*WHAT THIS TASK INVOLVES*. Leaving the pictures out, print the lines from the first line of the listing through the line containing "from matplotlib.patches import Rectangle", exactly as they read, and no others.

Begin AVAILABLE DATA

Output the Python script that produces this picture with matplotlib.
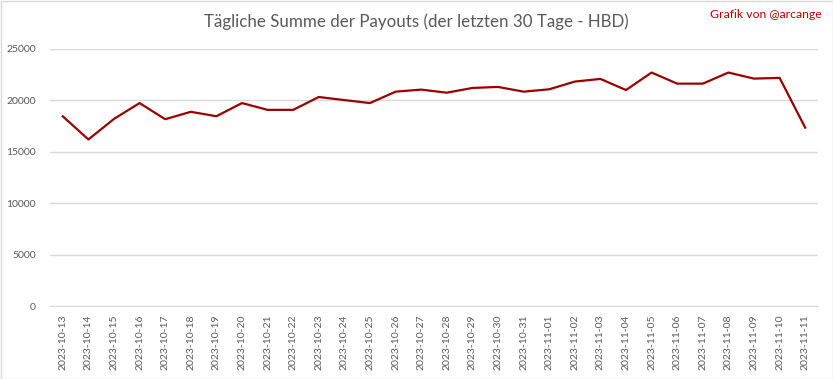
import matplotlib
matplotlib.use("Agg")
import matplotlib.pyplot as plt
from matplotlib.patches import Rectangle

dates = ["2023-10-13", "2023-10-14", "2023-10-15", "2023-10-16", "2023-10-17",
         "2023-10-18", "2023-10-19", "2023-10-20", "2023-10-21", "2023-10-22",
         "2023-10-23", "2023-10-24", "2023-10-25", "2023-10-26", "2023-10-27",
         "2023-10-28", "2023-10-29", "2023-10-30", "2023-10-31", "2023-11-01",
         "2023-11-02", "2023-11-03", "2023-11-04", "2023-11-05", "2023-11-06",
         "2023-11-07", "2023-11-08", "2023-11-09", "2023-11-10", "2023-11-11"]
payouts = [18450, 16200, 18200, 19740, 18170,
           18890, 18460, 19740, 19080, 19080,
           20330, 20030, 19740, 20850, 21050,
           20750, 21210, 21310, 20850, 21080,
           21830, 22090, 21010, 22710, 21630,
           21630, 22710, 22120, 22190, 17350]
yticks = [0, 5000, 10000, 15000, 20000, 25000]
title = "Tägliche Summe der Payouts (der letzten 30 Tage - HBD)"
credit = "Grafik von @arcange"

plt.rcParams['font.family'] = ['Lato', 'DejaVu Sans']

fig = plt.figure(figsize=(8.33, 3.79), dpi=100)
ax = fig.add_axes([50/833, 1-306/379, 768/833, (306-49)/379])

x = list(range(len(dates)))
ax.plot(x, payouts, color="#990000", linewidth=1.6, solid_joinstyle="round")

ax.set_xlim(-0.5, len(dates) - 0.5)
ax.set_ylim(0, 25000)
ax.set_yticks(yticks)
ax.set_yticklabels([str(v) for v in yticks])
ax.set_xticks(x)
ax.set_xticklabels(dates, rotation=90)

ax.grid(axis="y", color="#d9d9d9", linewidth=1)
ax.set_axisbelow(True)
for s in ["top", "right", "left"]:
    ax.spines[s].set_visible(False)
ax.spines["bottom"].set_color("#d9d9d9")
ax.tick_params(axis="both", length=0, colors="#595959", labelsize=7.5)
ax.tick_params(axis="y", pad=10)
ax.tick_params(axis="x", pad=6)

fig.text(0.5, 1-22/379, title, ha="center", va="center", fontsize=12.2, color="#595959")
fig.text(822/833, 1-14/379, credit, ha="right", va="center", fontsize=8.8, color="#c00000")

fig.patches.append(Rectangle((0.5/833, 0.5/379), 1-1/833, 1-1/379, transform=fig.transFigure,
                             fill=False, edgecolor="#d9d9d9", linewidth=1))

fig.savefig("out.png", dpi=100)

End AVAILABLE DATA

*SOLUTION FOR THIS TASK*.
Output the Python script that produces this picture with matplotlib.
import matplotlib
matplotlib.use("Agg")
import matplotlib.pyplot as plt
from matplotlib.patches import Rectangle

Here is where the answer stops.